So Much For That ‘backlash’

Several pundits have declared the point so obvious that it became instant conventional wisdom: Democrats on the Hill want to hold the administration accountable through oversight, but the public doesn’t care. Worse, if Dems kept it up, the outraged public would punish the party.

We’ve already seen some evidence that the media’s assumptions are misplaced, but the closer one looks at the question, the more wrong the “backlash” argument becomes.

The Democrats’ stepped-up pace of investigations has not drawn much in the way of negative reaction. Just 31% believe Congress is spending too much time investigating possible government wrongdoing, while slightly more (35%) say they are spending too little time on this, and a quarter believe that the time spent on investigations has been appropriate.

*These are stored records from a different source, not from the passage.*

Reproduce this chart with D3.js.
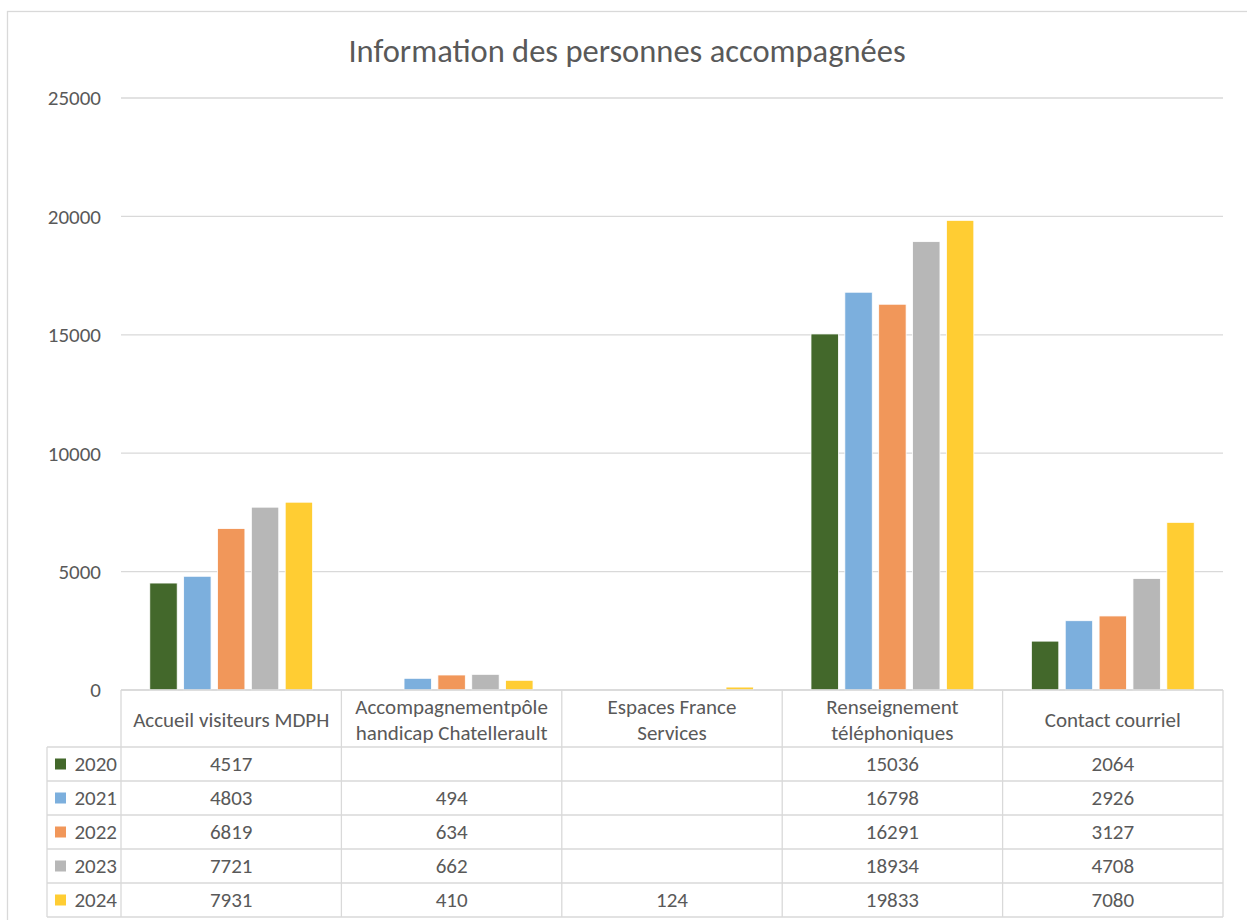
<!DOCTYPE html>
<html>
<head>
<meta charset="utf-8">
<script src="https://cdn.jsdelivr.net/npm/d3@7"></script>
<style>
  body { margin: 0; background: #fff; }
  svg { display: block; font-family: Carlito, "Liberation Sans", sans-serif; }
</style>
</head>
<body>
<div id="chart-container"></div>
<script>
const categories = ["Accueil visiteurs MDPH", "Accompagnementpôle handicap Chatellerault", "Espaces France Services", "Renseignement téléphoniques", "Contact courriel"];
const headerLines = [["Accueil visiteurs MDPH"], ["Accompagnementpôle", "handicap Chatellerault"], ["Espaces France", "Services"], ["Renseignement", "téléphoniques"], ["Contact courriel"]];
const years = ["2020", "2021", "2022", "2023", "2024"];
const values2020 = [4517, null, null, 15036, 2064];
const values2021 = [4803, 494, null, 16798, 2926];
const values2022 = [6819, 634, null, 16291, 3127];
const values2023 = [7721, 662, null, 18934, 4708];
const values2024 = [7931, 410, 124, 19833, 7080];
const yTicks = [0, 5000, 10000, 15000, 20000, 25000];
const colors = ["#43682b", "#7cafdd", "#f1975a", "#b7b7b7", "#ffcd33"];

const series = [values2020, values2021, values2022, values2023, values2024].map((vals, i) => ({
    year: years[i],
    color: colors[i],
    values: vals
}));

const W = 1247, H = 920;
const plot = { left: 121, right: 1223, top: 98, bottom: 690 };
const tableTop = 690, headerH = 57, rowH = 34, legendLeft = 47;
const gridColor = "#d9d9d9", textColor = "#595959";
const fs = "21px";

const svg = d3.select("#chart-container")
    .append("svg")
    .attr("width", W)
    .attr("height", H);

// outer frame
svg.append("rect")
    .attr("x", 7.5).attr("y", 11.5)
    .attr("width", 1260).attr("height", 940)
    .attr("fill", "#fff")
    .attr("stroke", gridColor)
    .attr("stroke-width", 1.3);

svg.append("text")
    .attr("x", 627).attr("y", 62)
    .attr("text-anchor", "middle")
    .attr("fill", textColor)
    .style("font-size", "32.5px")
    .text("Information des personnes accompagnées");

const x0 = d3.scaleBand()
    .domain(categories)
    .range([plot.left, plot.right])
    .padding(0);

const x1 = d3.scaleBand()
    .domain(years)
    .range([0, x0.bandwidth()])
    .paddingInner(0.19)
    .paddingOuter(0.85);

const y = d3.scaleLinear()
    .domain([0, 25000])
    .range([plot.bottom, plot.top]);

// gridlines + y labels
svg.append("g")
    .selectAll("line")
    .data(yTicks)
    .enter().append("line")
    .attr("x1", plot.left).attr("x2", plot.right)
    .attr("y1", d => y(d)).attr("y2", d => y(d))
    .attr("stroke", gridColor)
    .attr("stroke-width", 1.3);

svg.append("g")
    .selectAll("text")
    .data(yTicks)
    .enter().append("text")
    .attr("x", 101)
    .attr("y", d => y(d))
    .attr("dy", "0.35em")
    .attr("text-anchor", "end")
    .attr("fill", textColor)
    .style("font-size", fs)
    .text(d => d);

// bars
const groups = svg.append("g")
    .selectAll("g")
    .data(series)
    .enter().append("g")
    .attr("fill", d => d.color);

groups.selectAll("rect")
    .data(d => d.values.map((v, i) => ({ cat: categories[i], year: d.year, v })).filter(e => e.v != null))
    .enter().append("rect")
    .attr("x", d => x0(d.cat) + x1(d.year))
    .attr("width", x1.bandwidth())
    .attr("y", d => y(d.v))
    .attr("height", d => y(0) - y(d.v))
    .attr("stroke", "#fff")
    .attr("stroke-width", 0.8);

// data table
const table = svg.append("g");
const bodyTop = tableTop + headerH;
const tableBottom = bodyTop + rowH * years.length;
const line = (xa, ya, xb, yb) => table.append("line")
    .attr("x1", xa).attr("y1", ya).attr("x2", xb).attr("y2", yb)
    .attr("stroke", gridColor).attr("stroke-width", 1.3);

line(plot.left, tableTop, plot.right, tableTop);
years.forEach((yr, i) => line(legendLeft, bodyTop + i * rowH, plot.right, bodyTop + i * rowH));
line(legendLeft, tableBottom, plot.right, tableBottom);
line(legendLeft, bodyTop, legendLeft, tableBottom);
categories.forEach(c => line(x0(c), tableTop, x0(c), tableBottom));
line(plot.right, tableTop, plot.right, tableBottom);

// header labels
categories.forEach((c, i) => {
    const lines = headerLines[i];
    const cy = tableTop + headerH / 2 + 1;
    const lh = 26;
    lines.forEach((t, j) => {
        table.append("text")
            .attr("x", x0(c) + x0.bandwidth() / 2)
            .attr("y", cy + (j - (lines.length - 1) / 2) * lh)
            .attr("dy", "0.35em")
            .attr("text-anchor", "middle")
            .attr("fill", textColor)
            .style("font-size", fs)
            .text(t);
    });
});

// rows
series.forEach((s, i) => {
    const cy = bodyTop + i * rowH + rowH / 2;
    table.append("rect")
        .attr("x", 55).attr("y", cy - 5.5)
        .attr("width", 11).attr("height", 11)
        .attr("fill", s.color);
    table.append("text")
        .attr("x", 117).attr("y", cy)
        .attr("dy", "0.35em")
        .attr("text-anchor", "end")
        .attr("fill", textColor)
        .style("font-size", fs)
        .text(s.year);
    s.values.forEach((v, j) => {
        if (v == null) return;
        table.append("text")
            .attr("x", x0(categories[j]) + x0.bandwidth() / 2)
            .attr("y", cy)
            .attr("dy", "0.35em")
            .attr("text-anchor", "middle")
            .attr("fill", textColor)
            .style("font-size", fs)
            .text(v);
    });
});
</script>
</body>
</html>
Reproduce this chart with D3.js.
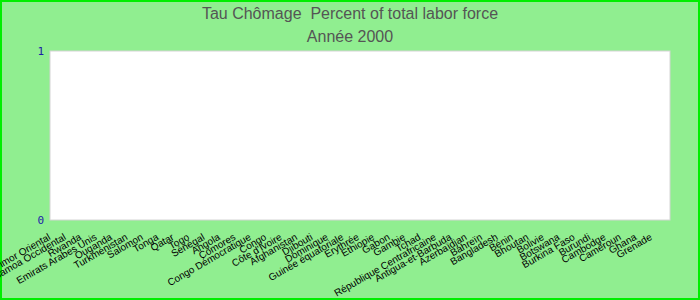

Republicans are more likely than Democrats or independents to say that Congress is spending too much time on investigating possible wrongdoing. Still, only about half of Republicans (48%) express this view, while nearly as many say Congress is spending too little time (24%), or the right amount of time (20%), on investigations.

In addition, more independents say Congress is spending too little time on investigations than too much (by 39%-29%). Roughly the same number of Democrats as independents say Congress is devoting too little time to investigations.

I guess Time's Richard Stengel is still wrong about what Americans want to see in the way of oversight.